[START OF Provided data]

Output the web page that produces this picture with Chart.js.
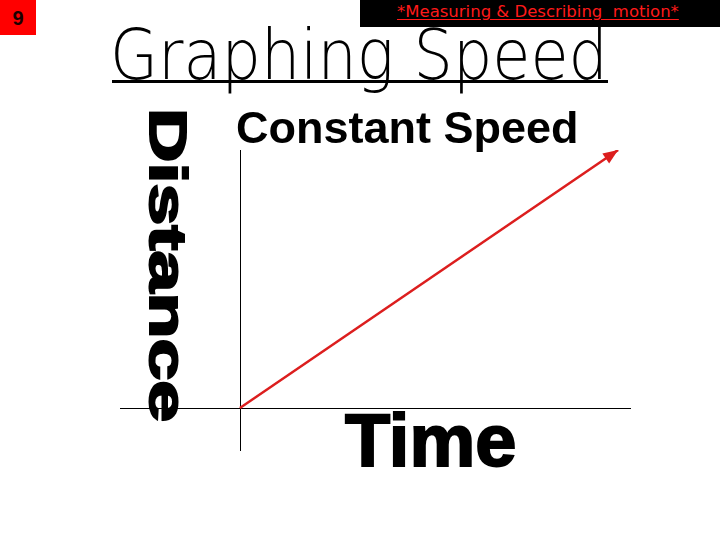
<!DOCTYPE html>
<html>
<head>
<meta charset="utf-8">
<script src="https://cdn.jsdelivr.net/npm/chart.js@4/dist/chart.umd.min.js"></script>
<style>
  html, body { margin: 0; padding: 0; background: #fff; }
  #wrap { position: relative; width: 720px; height: 540px; overflow: hidden; background: #fff; }
  #c { position: absolute; left: 0; top: 0; }
  .abs { position: absolute; white-space: nowrap; }
  #num { left: 0; top: 0; width: 36px; height: 35px; background: #ff0000; color: #1a0000;
         font: bold 20px "Liberation Sans", Arial, sans-serif; line-height: 36px; text-align: center; }
  #topbar { left: 360px; top: 0; width: 360px; height: 27px; background: #000; }
  #topic { left: 397px; top: 2px; color: #ff1a1a; font: 16.5px "DejaVu Sans", sans-serif;
           text-decoration: underline; text-underline-offset: 2px; }
  #heading { left: 110px; top: 14px; font: 200 62px "DejaVu Sans", sans-serif; color: #000;
             transform-origin: 0 0; transform: scaleY(1.12); letter-spacing: 0px; }
  #rule { left: 112px; top: 80px; width: 496px; height: 3px; background: #000; }
  #ctitle { left: 236px; top: 102px; font: bold 45px "Liberation Sans", Arial, sans-serif; color: #000; }
  #dist { left: 194px; top: 108px; font: bold 52px "Liberation Sans", Arial, sans-serif; color: #000;
          transform-origin: 0 0; transform: rotate(90deg) scale(1.45, 1); -webkit-text-stroke: 2px #000; line-height: 1; }
  #time { left: 345px; top: 404px; font: bold 74px "Liberation Sans", Arial, sans-serif; color: #000;
          -webkit-text-stroke: 2px #000; line-height: 1; }
</style>
</head>
<body>
<div id="wrap">
  <canvas id="c" width="720" height="540"></canvas>
  <div id="num" class="abs">9</div>
  <div id="topbar" class="abs"></div>
  <div id="topic" class="abs">*Measuring &amp; Describing&nbsp; motion*</div>
  <div id="heading" class="abs">Graphing Speed</div>
  <div id="rule" class="abs"></div>
  <div id="ctitle" class="abs">Constant Speed</div>
  <div id="dist" class="abs">Distance</div>
  <div id="time" class="abs">Time</div>
</div>
<script>
// Data
const timeValues = [0, 10];
const distanceValues = [0, 10];
const seriesLabel = "Constant Speed";

const points = timeValues.map((t, i) => ({ x: t, y: distanceValues[i] }));

const axesPlugin = {
  id: 'crossAxes',
  beforeDatasetsDraw(chart) {
    const { ctx, chartArea, scales } = chart;
    const x0 = Math.round(scales.x.getPixelForValue(0)) + 0.5;
    const y0 = Math.round(scales.y.getPixelForValue(0)) + 0.5;
    ctx.save();
    ctx.strokeStyle = '#000';
    ctx.lineWidth = 1;
    ctx.beginPath();
    ctx.moveTo(chartArea.left, y0);
    ctx.lineTo(chartArea.right, y0);
    ctx.moveTo(x0, chartArea.top);
    ctx.lineTo(x0, chartArea.bottom);
    ctx.stroke();
    ctx.restore();
  }
};

const arrowPlugin = {
  id: 'arrowHead',
  afterDatasetsDraw(chart) {
    const meta = chart.getDatasetMeta(0);
    const pts = meta.data;
    if (pts.length < 2) return;
    const a = pts[pts.length - 2], b = pts[pts.length - 1];
    const ang = Math.atan2(b.y - a.y, b.x - a.x);
    const len = 15, half = 6;
    const { ctx } = chart;
    ctx.save();
    ctx.fillStyle = '#dc1e1e';
    ctx.translate(b.x, b.y);
    ctx.rotate(ang);
    ctx.beginPath();
    ctx.moveTo(0, 0);
    ctx.lineTo(-len, -half);
    ctx.lineTo(-len, half);
    ctx.closePath();
    ctx.fill();
    ctx.restore();
  }
};

new Chart(document.getElementById('c'), {
  type: 'scatter',
  data: {
    datasets: [{
      label: seriesLabel,
      data: points,
      showLine: true,
      borderColor: '#dc1e1e',
      borderWidth: 2.5,
      pointRadius: 0,
      fill: false
    }]
  },
  options: {
    responsive: false,
    animation: false,
    layout: { padding: { left: 120, right: 89, top: 150, bottom: 89 } },
    plugins: { legend: { display: false }, tooltip: { enabled: false }, title: { display: false } },
    scales: {
      x: { type: 'linear', display: false, min: -3.17, max: 10.34 },
      y: { type: 'linear', display: false, min: -1.667, max: 10 }
    }
  },
  plugins: [axesPlugin, arrowPlugin]
});
</script>
</body>
</html>
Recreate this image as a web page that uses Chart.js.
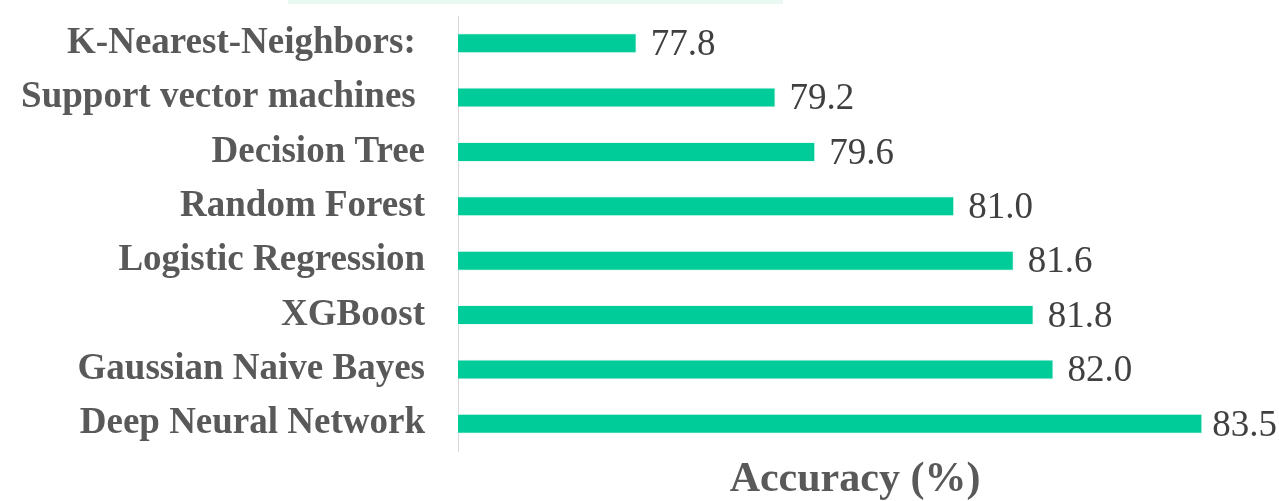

[END OF Provided data]

### Task brief
In the lines above, find each one with "that" and list it.

### Answer to the problem
Output the web page that produces this picture with Chart.js.
Recreate this image as a web page that uses Chart.js.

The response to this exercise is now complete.